Said to a southern U.S. Senator upon the occasion of the Republicans re-introducing the Civil Right Act of 1957, according to LBJ’s Special Counsel Harry McPherson. As quoted in McPherson, Harry. Interview with Michael L. Gillette. “Transcript, Harry McPherson Oral History Interview VI, 5/16/85, by Michael L. Gillette, LBJLibrary.” 16 May 1985.
“Let’s face it. Our ass is in a crack. We’re gonna have to let this n***** bill pass.”
Said to Senator John Stennis (D-MS) during debate on the Civil Rights Act of 1957. As quoted in Caro, Robert A. (2002). The Years of Lyndon Johnson: Master of the Senate, Volume 3. New York: Knopf. p. 954. ISBN 0394528360. Retrieved on 6 January 2015.
“Sam, why don’t you all let this n***** bill pass?”
Said to Speaker of the House Sam Rayburn (D-TX) regarding the Civil Rights Act of 1957. As quoted in Dallek, Robert (1991). Lone Star Rising: Lyndon Johnson and His Times, 1908-1960. Oxford, England: Oxford University Press. p. 519. ISBN 0195054350. Retrieved on 5 July 2014.
“These Negroes, they’re getting pretty uppity these days and that’s a problem for us since they’ve got something now they never had before, the political pull to back up their uppityness. Now we’ve got to do something about this, we’ve got to give them a little something, just enough to quiet them down, not enough to make a difference. For if we don’t move at all, then their allies will line up against us and there’ll be no way of stopping them, we’ll lose the filibuster and there’ll be no way of putting a brake on all sorts of wild legislation. It’ll be Reconstruction all over again.”
Said to Senator Richard Russell, Jr. (D-GA) regarding the Civil Rights Act of 1957. As quoted in Lyndon Johnson and the American Dream (1977), by Doris Kearns Goodwin, New York: New American Library, p. 155.
“Son, when I appoint a n***** to the court, I want everyone to know he’s a n*****.”
Said to an aide in 1965 regarding the appointment of Thurgood Marshall as associate justice of the Supreme Court. As quoted in Dallek, Robert (1991). Lone Star Rising: Lyndon Johnson and His Times, 1908-1960. Oxford, England: Oxford University Press. p. 519. ISBN 0195054350. Retrieved on 5 July 2014.
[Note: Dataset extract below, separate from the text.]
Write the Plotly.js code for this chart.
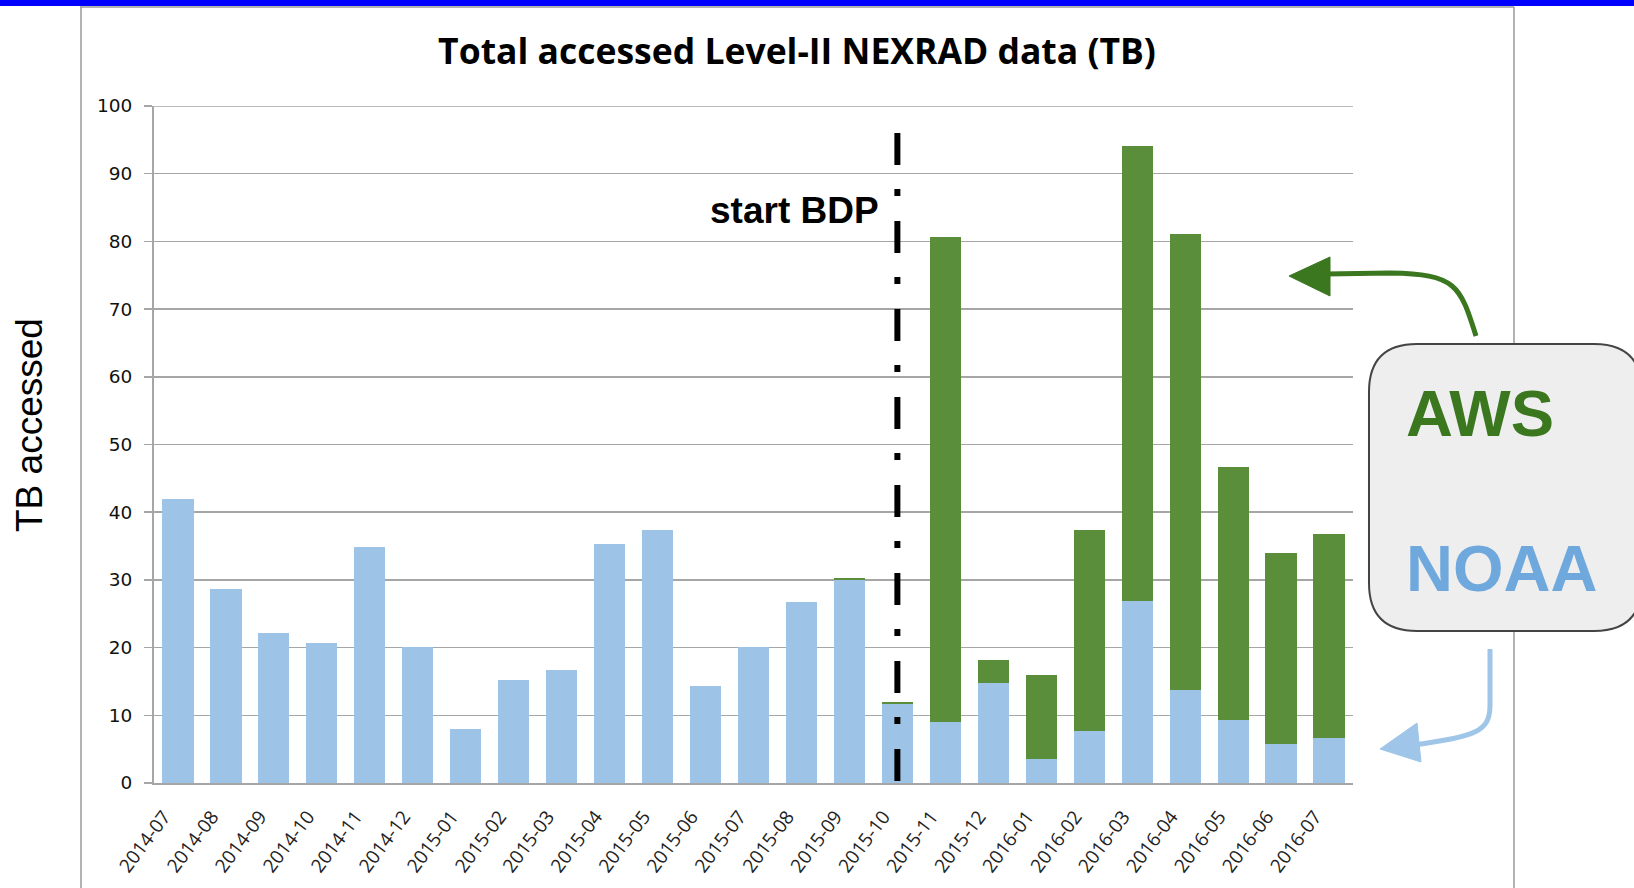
<!DOCTYPE html>
<html><head><meta charset="utf-8">
<script src="https://cdn.plot.ly/plotly-3.0.1.min.js"></script>
<style>html,body{margin:0;padding:0;background:#fff;overflow:hidden;} #chart{width:1634px;height:888px;}</style>
</head><body><div id="chart"></div>
<script>
// ---- data ----
const months = ["2014-07","2014-08","2014-09","2014-10","2014-11","2014-12","2015-01","2015-02","2015-03","2015-04","2015-05","2015-06","2015-07","2015-08","2015-09","2015-10","2015-11","2015-12","2016-01","2016-02","2016-03","2016-04","2016-05","2016-06","2016-07"];
const noaa = [41.9, 28.6, 22.1, 20.7, 34.8, 20.1, 8.0, 15.2, 16.7, 35.3, 37.4, 14.4, 20.1, 26.8, 30.0, 11.6, 9.0, 14.8, 3.5, 7.7, 26.9, 13.8, 9.3, 5.8, 6.7];
const aws  = [0, 0, 0, 0, 0, 0, 0, 0, 0, 0, 0, 0, 0, 0, 0.3, 0.3, 71.6, 3.3, 12.4, 29.7, 67.2, 67.3, 37.4, 28.2, 30.1];
const yTicks = [0, 10, 20, 30, 40, 50, 60, 70, 80, 90, 100];
const startMonth = "2015-10";
const titleText = "Total accessed Level-II NEXRAD data (TB)";

// ---- layout geometry ----
const W = 1634, H = 888;
const ML = 154, MR = 281, MT = 106, MB = 105;
const PW = W - ML - MR, PH = H - MT - MB;
const X = px => (px - ML) / PW;
const Y = py => (MT + PH - py) / PH;
const pt = (x, y) => X(x).toFixed(5) + "," + Y(y).toFixed(5);

const blue = "#9DC3E6", green = "#5B8E3A";
const grid = "#a6a6a6";

const traces = [
  {type: "bar", name: "NOAA", x: months, y: noaa, marker: {color: blue, line: {width: 0}}, hoverinfo: "x+y"},
  {type: "bar", name: "AWS", x: months, y: aws, marker: {color: green, line: {width: 0}}, hoverinfo: "x+y"}
];

const startIdx = months.indexOf(startMonth);

function roundRect(x0, y0, x1, y1, r) {
  return "M " + pt(x0 + r, y0) + " L " + pt(x1 - r, y0) +
    " Q " + pt(x1, y0) + " " + pt(x1, y0 + r) +
    " L " + pt(x1, y1 - r) + " Q " + pt(x1, y1) + " " + pt(x1 - r, y1) +
    " L " + pt(x0 + r, y1) + " Q " + pt(x0, y1) + " " + pt(x0, y1 - r) +
    " L " + pt(x0, y0 + r) + " Q " + pt(x0, y0) + " " + pt(x0 + r, y0) + " Z";
}

const shapes = [
  // top gridline at 100
  {type: "line", xref: "paper", yref: "y", x0: 0, x1: 1, y0: 100, y1: 100, line: {color: grid, width: 1.5}, layer: "below"},
  // blue top band
  {type: "rect", xref: "paper", yref: "paper", x0: X(0), x1: X(W), y0: Y(0), y1: Y(6), fillcolor: "#0000ff", line: {width: 0}, layer: "above"},
  // frame
  {type: "line", xref: "paper", yref: "paper", x0: X(80), x1: X(1514), y0: Y(7), y1: Y(7), line: {color: "#9a9a9a", width: 1.5}},
  {type: "line", xref: "paper", yref: "paper", x0: X(81), x1: X(81), y0: Y(7), y1: Y(H), line: {color: "#9a9a9a", width: 1.5}},
  {type: "line", xref: "paper", yref: "paper", x0: X(1514), x1: X(1514), y0: Y(7), y1: Y(H), line: {color: "#9a9a9a", width: 1.5}},
  // start BDP dash-dot line
  {type: "line", xref: "x", yref: "y", x0: startIdx, x1: startIdx, y0: 96, y1: 0, line: {color: "#000", width: 6, dash: "32px,24px,7px,25px"}, layer: "above"},
  // legend box
  {type: "path", xref: "paper", yref: "paper", path: roundRect(1369, 344, 1642, 631, 48), fillcolor: "#eeeeee", line: {color: "#444", width: 2}, layer: "above"},
  // green arrow
  {type: "path", xref: "paper", yref: "paper", path: "M " + pt(1476, 336) + " C " + pt(1460, 285) + " " + pt(1456, 274) + " " + pt(1390, 273) + " L " + pt(1326, 274), line: {color: "#3b771f", width: 5}, layer: "above"},
  {type: "path", xref: "paper", yref: "paper", path: "M " + pt(1289, 276) + " L " + pt(1330, 257) + " L " + pt(1330, 296) + " Z", fillcolor: "#3b771f", line: {color: "#3b771f", width: 1}, layer: "above"},
  // blue arrow
  {type: "path", xref: "paper", yref: "paper", path: "M " + pt(1490, 649) + " L " + pt(1490, 705) + " C " + pt(1490, 732) + " " + pt(1476, 736) + " " + pt(1414, 745), line: {color: "#9fc5e8", width: 5}, layer: "above"},
  {type: "path", xref: "paper", yref: "paper", path: "M " + pt(1380, 749) + " L " + pt(1417, 723) + " L " + pt(1421, 762) + " Z", fillcolor: "#9fc5e8", line: {color: "#9fc5e8", width: 1}, layer: "above"}
];

const annotations = [
  {xref: "paper", yref: "paper", x: X(29), y: Y(425), text: "TB accessed", textangle: -90, showarrow: false, xanchor: "center", yanchor: "middle", font: {family: "Liberation Sans, Arial, sans-serif", size: 37, color: "#000"}},
  {xref: "paper", yref: "paper", x: X(881), y: Y(211), text: "<b>start BDP</b>", showarrow: false, xanchor: "right", yanchor: "middle", font: {family: "Liberation Sans, Arial, sans-serif", size: 37, color: "#000"}},
  {xref: "paper", yref: "paper", x: X(1404), y: Y(414), text: "<b>AWS</b>", showarrow: false, xanchor: "left", yanchor: "middle", font: {family: "Liberation Sans, Arial, sans-serif", size: 65, color: "#3b771f"}},
  {xref: "paper", yref: "paper", x: X(1404), y: Y(568), text: "<b>NOAA</b>", showarrow: false, xanchor: "left", yanchor: "middle", font: {family: "Liberation Sans, Arial, sans-serif", size: 65, color: "#6fa8dc"}}
];

const layout = {
  width: W, height: H,
  margin: {l: ML, r: MR, t: MT, b: MB, pad: 0},
  paper_bgcolor: "#fff", plot_bgcolor: "#fff",
  showlegend: false,
  barmode: "stack", bargap: 0.35,
  title: {text: "<b>" + titleText + "</b>", x: 797 / W, xanchor: "center", y: 1 - 52 / H, yanchor: "middle",
          font: {family: "Open Sans, sans-serif", size: 35.5, color: "#000"}},
  xaxis: {type: "category", range: [-0.5, months.length - 0.5], showgrid: false, showline: true, linecolor: grid, linewidth: 2,
          ticks: "", tickangle: -53, ticklabelstandoff: 13, ticklabelshift: -14,
          tickfont: {family: "Open Sans, sans-serif", size: 19, color: "#222"}, automargin: false},
  yaxis: {range: [0, 100], tickvals: yTicks, showgrid: true, gridcolor: grid, gridwidth: 1.5, zeroline: false,
          showline: true, linecolor: grid, linewidth: 2, ticks: "outside", ticklen: 8, tickcolor: grid, tickwidth: 1.5,
          ticklabelstandoff: 8, tickfont: {family: "DejaVu Sans, Verdana, sans-serif", size: 18.5, color: "#111"}, automargin: false},
  shapes: shapes,
  annotations: annotations
};

Plotly.newPlot("chart", traces, layout, {displayModeBar: false, staticPlot: true});
</script>
</body></html>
“I’ll have them n*****s voting Democratic for two hundred years.”
Allegedly said to two governors (whose names were not given) regarding the Civil Rights Act of 1964, according to then-Air Force One steward Robert MacMillan. As quoted in Inside the White House (1996), by Ronald Kessler, New York: Simon and Schuster, p. 33.
“Making a speech on economics is a lot like pissing down your leg. It seems hot to you, but it never does to anyone else.”
-Private comment, as quoted in Name-Dropping (1999) by John Kenneth Galbraith p. 149.
“If the circumstances make it such that you can’t f*^* a man in the a**, then just peckerslap him. Better to let him know who’s in charge than to let him get the keys to the car.”
-Private comment, found in White House Tapes: Eavesdropping on the President (2003) edited by John Prados.
“Ford’s economics are the worst thing that’s happened to this country since pantyhose ruined finger-f*^*ing.”
-As quoted in “What a Real President Was Like: To Lyndon Johnson, the Great Society Meant Hope and Dignity,” by Bill Moyers, The Washington Post (13 November 1988).